▶ _Problem details_: Restate exactly the lines of the entries below, beginning with the first and ending with the line that holds "import pandas as pd". Pictures are not copied.

· · · ·

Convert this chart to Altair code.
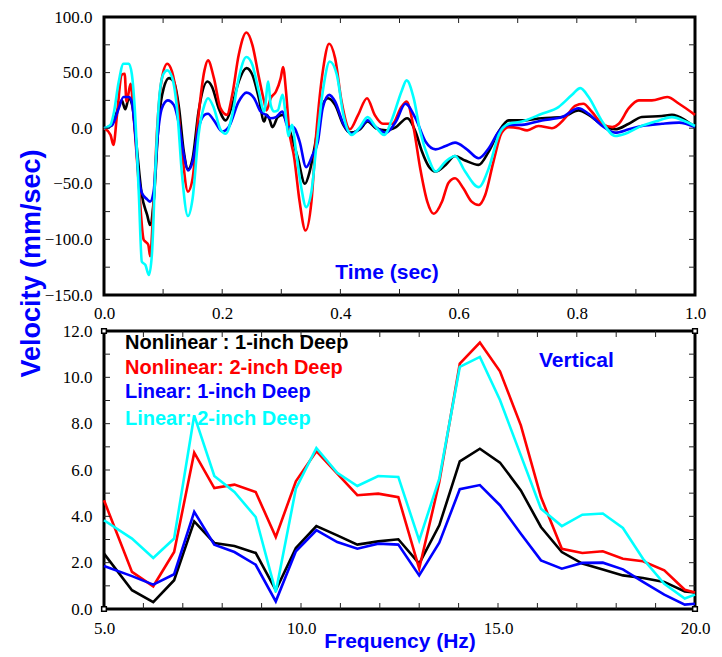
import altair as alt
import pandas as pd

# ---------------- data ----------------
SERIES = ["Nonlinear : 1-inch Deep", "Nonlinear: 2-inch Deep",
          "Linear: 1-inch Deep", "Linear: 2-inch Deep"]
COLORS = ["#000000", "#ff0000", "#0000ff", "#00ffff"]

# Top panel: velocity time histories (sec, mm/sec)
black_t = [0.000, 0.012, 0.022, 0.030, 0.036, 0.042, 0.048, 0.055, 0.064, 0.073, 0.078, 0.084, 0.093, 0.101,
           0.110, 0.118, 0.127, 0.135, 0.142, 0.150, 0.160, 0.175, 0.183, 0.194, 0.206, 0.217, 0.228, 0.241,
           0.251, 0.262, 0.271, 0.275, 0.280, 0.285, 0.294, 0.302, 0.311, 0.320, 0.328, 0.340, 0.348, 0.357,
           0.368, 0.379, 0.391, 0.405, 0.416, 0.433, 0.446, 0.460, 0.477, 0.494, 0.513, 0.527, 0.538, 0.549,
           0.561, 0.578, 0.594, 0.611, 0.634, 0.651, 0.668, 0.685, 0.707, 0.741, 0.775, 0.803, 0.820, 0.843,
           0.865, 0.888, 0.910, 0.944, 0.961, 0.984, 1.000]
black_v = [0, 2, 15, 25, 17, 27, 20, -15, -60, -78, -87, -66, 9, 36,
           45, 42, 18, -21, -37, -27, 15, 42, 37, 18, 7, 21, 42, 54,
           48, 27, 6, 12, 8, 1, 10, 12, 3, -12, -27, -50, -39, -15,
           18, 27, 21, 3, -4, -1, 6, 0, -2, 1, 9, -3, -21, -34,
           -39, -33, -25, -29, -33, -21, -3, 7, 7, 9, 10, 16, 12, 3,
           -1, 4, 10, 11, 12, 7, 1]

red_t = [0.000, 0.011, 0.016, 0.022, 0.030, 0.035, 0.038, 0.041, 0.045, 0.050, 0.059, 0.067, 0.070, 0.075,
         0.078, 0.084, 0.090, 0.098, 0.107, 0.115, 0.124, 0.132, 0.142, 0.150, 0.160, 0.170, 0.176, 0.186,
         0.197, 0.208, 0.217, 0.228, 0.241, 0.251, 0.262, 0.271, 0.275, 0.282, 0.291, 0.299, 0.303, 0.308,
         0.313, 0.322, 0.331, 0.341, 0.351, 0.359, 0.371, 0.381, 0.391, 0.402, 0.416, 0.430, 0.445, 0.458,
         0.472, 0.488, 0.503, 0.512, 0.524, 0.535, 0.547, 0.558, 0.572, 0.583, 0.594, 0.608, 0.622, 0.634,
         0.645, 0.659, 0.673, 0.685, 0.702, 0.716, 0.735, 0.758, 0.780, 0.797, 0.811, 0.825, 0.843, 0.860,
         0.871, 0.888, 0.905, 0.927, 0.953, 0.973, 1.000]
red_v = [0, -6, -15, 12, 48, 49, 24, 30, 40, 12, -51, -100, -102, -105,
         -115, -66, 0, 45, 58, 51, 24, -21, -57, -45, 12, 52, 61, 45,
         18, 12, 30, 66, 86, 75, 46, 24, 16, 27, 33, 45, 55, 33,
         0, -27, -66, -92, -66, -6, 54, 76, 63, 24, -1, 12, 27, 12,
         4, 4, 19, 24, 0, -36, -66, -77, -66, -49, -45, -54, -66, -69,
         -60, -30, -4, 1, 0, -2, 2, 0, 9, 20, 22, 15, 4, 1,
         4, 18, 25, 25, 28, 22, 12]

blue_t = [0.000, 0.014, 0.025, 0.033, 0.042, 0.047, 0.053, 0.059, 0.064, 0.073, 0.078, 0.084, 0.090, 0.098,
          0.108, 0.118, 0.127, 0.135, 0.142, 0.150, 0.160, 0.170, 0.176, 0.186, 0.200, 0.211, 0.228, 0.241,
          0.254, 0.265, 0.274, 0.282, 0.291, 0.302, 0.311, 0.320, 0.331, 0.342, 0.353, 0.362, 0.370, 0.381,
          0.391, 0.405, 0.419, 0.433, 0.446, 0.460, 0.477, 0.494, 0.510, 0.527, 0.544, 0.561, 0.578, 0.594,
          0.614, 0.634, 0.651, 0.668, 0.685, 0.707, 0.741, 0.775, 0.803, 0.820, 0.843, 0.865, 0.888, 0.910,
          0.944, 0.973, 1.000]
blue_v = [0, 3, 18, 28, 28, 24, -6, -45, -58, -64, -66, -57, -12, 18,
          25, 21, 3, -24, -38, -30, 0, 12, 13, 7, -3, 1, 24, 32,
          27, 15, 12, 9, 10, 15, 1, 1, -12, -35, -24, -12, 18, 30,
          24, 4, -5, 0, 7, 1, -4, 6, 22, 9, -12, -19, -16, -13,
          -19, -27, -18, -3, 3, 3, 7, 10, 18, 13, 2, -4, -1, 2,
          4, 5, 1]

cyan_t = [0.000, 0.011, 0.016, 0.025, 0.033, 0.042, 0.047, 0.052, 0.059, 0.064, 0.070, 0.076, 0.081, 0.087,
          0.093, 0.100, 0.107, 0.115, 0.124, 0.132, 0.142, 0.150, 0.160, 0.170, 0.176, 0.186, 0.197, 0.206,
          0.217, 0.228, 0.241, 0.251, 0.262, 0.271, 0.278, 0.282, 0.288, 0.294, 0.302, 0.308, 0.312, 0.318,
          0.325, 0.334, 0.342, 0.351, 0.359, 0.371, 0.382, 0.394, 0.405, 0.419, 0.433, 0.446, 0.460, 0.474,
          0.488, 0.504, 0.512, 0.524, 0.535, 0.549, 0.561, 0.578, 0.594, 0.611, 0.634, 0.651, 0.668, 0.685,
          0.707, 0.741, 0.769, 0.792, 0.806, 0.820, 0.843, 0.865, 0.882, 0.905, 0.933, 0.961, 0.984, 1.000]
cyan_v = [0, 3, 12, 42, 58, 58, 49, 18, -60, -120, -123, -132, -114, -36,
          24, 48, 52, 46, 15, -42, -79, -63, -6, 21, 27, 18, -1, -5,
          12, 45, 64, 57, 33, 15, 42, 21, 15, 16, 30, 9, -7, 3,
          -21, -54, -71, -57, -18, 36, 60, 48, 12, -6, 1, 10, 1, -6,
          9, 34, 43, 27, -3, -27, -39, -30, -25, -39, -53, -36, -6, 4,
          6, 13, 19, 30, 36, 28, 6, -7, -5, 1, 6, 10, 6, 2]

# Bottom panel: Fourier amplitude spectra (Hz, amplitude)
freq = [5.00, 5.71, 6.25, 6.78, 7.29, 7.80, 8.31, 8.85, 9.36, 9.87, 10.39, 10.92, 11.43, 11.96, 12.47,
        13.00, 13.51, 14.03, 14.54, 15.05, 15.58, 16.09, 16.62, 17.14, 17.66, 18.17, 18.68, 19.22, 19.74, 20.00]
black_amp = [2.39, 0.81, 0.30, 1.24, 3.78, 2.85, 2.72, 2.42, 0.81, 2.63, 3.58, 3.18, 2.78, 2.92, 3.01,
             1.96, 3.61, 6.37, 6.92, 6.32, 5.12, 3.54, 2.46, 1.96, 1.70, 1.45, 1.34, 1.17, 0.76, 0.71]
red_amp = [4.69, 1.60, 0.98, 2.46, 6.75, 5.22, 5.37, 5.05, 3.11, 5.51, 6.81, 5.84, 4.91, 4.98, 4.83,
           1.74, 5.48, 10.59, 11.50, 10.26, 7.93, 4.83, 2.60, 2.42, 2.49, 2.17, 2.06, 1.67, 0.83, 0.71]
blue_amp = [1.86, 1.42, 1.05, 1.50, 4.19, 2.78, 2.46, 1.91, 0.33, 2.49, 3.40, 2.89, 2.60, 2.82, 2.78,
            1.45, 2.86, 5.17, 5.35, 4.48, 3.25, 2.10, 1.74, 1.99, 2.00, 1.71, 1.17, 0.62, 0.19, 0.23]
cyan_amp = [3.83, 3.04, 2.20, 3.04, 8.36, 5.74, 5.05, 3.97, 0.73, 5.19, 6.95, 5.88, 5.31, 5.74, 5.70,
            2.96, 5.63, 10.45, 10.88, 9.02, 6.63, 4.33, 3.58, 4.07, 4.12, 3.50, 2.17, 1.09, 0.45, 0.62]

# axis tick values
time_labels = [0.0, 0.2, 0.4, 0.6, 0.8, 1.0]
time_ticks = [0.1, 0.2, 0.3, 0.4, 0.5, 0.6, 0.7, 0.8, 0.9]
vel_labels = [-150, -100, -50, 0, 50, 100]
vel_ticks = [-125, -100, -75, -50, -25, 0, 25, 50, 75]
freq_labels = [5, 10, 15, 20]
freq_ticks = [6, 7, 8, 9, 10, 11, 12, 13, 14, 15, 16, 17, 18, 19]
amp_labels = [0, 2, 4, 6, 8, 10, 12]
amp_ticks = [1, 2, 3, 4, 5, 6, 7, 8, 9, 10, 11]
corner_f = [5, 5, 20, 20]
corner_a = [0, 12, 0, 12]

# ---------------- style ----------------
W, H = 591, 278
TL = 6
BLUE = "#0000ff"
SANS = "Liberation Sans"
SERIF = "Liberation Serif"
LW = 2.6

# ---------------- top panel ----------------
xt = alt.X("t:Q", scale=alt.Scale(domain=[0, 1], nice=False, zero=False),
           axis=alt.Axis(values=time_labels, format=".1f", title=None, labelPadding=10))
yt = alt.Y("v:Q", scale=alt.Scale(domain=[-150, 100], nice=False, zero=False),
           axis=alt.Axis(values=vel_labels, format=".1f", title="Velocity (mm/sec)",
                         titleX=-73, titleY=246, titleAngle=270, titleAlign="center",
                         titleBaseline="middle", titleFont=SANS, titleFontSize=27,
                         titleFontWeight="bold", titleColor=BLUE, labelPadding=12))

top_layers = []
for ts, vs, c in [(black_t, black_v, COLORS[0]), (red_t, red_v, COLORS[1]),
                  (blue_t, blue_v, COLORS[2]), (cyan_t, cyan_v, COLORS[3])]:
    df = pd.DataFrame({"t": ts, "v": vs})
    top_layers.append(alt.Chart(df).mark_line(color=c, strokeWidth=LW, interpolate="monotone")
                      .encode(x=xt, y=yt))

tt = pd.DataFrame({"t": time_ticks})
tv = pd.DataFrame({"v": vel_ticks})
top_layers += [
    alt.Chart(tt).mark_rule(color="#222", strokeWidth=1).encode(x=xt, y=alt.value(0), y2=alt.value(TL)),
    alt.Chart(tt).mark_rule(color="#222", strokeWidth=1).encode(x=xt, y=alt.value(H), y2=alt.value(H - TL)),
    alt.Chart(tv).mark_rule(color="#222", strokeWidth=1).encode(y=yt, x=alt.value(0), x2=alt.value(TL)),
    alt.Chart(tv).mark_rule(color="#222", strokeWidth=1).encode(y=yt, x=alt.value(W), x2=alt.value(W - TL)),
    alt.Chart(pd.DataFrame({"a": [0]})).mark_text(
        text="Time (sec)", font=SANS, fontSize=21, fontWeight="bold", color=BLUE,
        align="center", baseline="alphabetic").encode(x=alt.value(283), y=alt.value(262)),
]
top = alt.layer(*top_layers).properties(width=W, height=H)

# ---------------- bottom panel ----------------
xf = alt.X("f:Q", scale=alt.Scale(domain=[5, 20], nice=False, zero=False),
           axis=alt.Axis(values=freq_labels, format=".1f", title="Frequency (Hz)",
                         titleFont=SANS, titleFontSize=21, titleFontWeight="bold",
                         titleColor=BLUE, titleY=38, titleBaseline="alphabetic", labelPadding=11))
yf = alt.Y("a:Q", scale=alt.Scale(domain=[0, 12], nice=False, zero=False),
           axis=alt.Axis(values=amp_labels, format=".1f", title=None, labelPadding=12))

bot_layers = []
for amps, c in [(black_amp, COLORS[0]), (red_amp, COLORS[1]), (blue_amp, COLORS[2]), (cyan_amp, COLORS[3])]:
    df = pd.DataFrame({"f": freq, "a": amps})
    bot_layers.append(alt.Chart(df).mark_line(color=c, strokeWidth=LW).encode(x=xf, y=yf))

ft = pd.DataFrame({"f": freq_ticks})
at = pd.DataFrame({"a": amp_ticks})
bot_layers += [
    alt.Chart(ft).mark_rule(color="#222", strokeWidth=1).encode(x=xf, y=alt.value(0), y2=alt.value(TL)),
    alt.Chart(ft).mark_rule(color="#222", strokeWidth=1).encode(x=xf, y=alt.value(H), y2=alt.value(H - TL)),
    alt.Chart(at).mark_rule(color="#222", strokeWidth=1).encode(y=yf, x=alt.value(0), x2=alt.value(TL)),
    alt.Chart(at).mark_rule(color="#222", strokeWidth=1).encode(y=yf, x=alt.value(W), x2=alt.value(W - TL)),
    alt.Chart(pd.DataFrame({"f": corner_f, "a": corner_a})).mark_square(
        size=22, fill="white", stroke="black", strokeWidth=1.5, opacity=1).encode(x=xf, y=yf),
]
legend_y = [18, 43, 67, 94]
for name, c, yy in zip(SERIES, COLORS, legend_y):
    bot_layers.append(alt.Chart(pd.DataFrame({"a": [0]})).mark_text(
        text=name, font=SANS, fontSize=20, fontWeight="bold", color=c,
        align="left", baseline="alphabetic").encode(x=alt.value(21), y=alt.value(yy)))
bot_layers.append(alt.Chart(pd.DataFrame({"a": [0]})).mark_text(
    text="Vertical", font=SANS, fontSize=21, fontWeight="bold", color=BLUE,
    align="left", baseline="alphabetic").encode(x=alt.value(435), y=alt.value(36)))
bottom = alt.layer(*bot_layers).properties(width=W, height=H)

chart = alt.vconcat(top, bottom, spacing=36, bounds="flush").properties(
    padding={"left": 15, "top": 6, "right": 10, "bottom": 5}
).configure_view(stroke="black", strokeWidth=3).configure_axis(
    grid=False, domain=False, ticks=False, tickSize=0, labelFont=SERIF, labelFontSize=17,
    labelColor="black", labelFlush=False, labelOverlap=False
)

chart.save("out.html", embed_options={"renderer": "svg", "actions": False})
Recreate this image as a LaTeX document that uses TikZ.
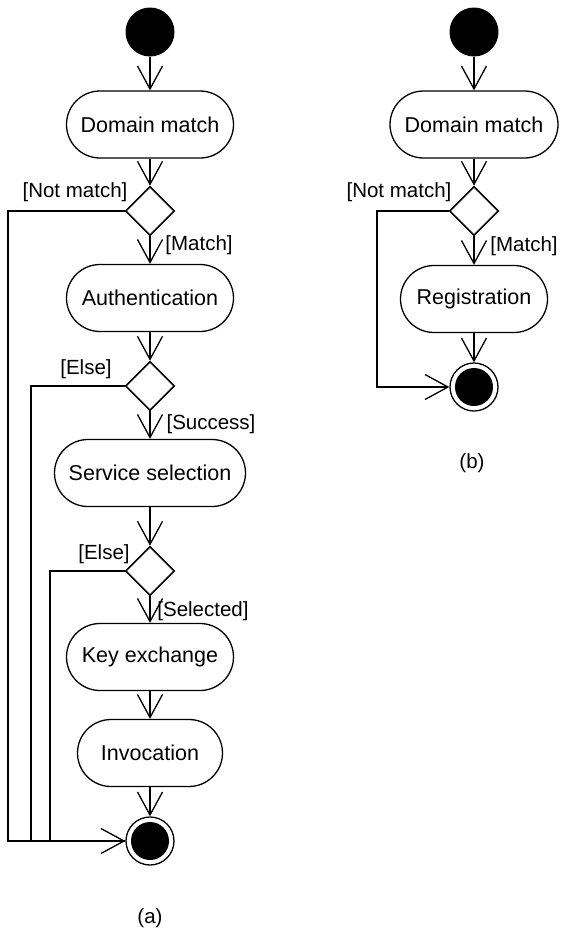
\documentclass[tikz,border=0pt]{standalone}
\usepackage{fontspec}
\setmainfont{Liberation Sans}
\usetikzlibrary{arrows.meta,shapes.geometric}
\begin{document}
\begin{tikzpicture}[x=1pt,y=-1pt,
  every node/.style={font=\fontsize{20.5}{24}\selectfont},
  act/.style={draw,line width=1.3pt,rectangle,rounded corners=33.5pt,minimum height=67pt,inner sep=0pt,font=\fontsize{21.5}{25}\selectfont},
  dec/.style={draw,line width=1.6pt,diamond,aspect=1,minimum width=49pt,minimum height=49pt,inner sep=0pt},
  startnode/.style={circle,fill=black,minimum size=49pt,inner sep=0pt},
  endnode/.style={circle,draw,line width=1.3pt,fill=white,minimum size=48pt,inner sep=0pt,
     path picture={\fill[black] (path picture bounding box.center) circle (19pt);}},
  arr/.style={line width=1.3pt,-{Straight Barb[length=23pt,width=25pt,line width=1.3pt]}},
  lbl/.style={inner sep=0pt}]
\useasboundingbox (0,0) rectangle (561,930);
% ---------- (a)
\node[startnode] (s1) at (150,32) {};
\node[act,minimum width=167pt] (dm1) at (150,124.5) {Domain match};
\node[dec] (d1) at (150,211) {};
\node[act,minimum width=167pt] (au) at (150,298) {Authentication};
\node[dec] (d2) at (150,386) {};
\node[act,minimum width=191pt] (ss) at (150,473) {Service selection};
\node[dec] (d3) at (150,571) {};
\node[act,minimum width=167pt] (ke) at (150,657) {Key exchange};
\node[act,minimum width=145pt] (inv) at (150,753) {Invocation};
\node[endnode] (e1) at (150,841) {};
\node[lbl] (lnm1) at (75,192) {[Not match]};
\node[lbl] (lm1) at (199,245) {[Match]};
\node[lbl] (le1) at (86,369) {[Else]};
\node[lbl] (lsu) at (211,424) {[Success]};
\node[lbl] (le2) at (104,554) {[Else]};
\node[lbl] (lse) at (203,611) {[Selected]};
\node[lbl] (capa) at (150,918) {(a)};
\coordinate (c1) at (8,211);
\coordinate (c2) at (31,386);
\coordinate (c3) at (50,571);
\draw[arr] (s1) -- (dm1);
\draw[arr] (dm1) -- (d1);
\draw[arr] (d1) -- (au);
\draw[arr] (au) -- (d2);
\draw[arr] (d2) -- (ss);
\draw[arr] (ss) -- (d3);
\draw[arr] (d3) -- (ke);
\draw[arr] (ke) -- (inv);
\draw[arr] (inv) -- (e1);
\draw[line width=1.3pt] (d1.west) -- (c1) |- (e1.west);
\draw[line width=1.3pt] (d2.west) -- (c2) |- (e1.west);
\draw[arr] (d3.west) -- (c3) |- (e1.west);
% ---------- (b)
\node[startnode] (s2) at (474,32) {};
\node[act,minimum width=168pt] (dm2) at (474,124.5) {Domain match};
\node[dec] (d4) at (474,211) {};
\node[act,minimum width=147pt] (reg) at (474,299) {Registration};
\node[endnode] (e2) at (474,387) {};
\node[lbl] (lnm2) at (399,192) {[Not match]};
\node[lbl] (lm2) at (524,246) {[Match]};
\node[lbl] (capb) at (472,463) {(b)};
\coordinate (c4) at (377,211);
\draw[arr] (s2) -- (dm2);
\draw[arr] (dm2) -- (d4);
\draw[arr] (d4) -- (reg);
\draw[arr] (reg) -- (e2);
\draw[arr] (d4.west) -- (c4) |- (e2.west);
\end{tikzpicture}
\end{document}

· · · ·

▶ _Solution below_:
Convert this chart to Altair code.
import altair as alt
import pandas as pd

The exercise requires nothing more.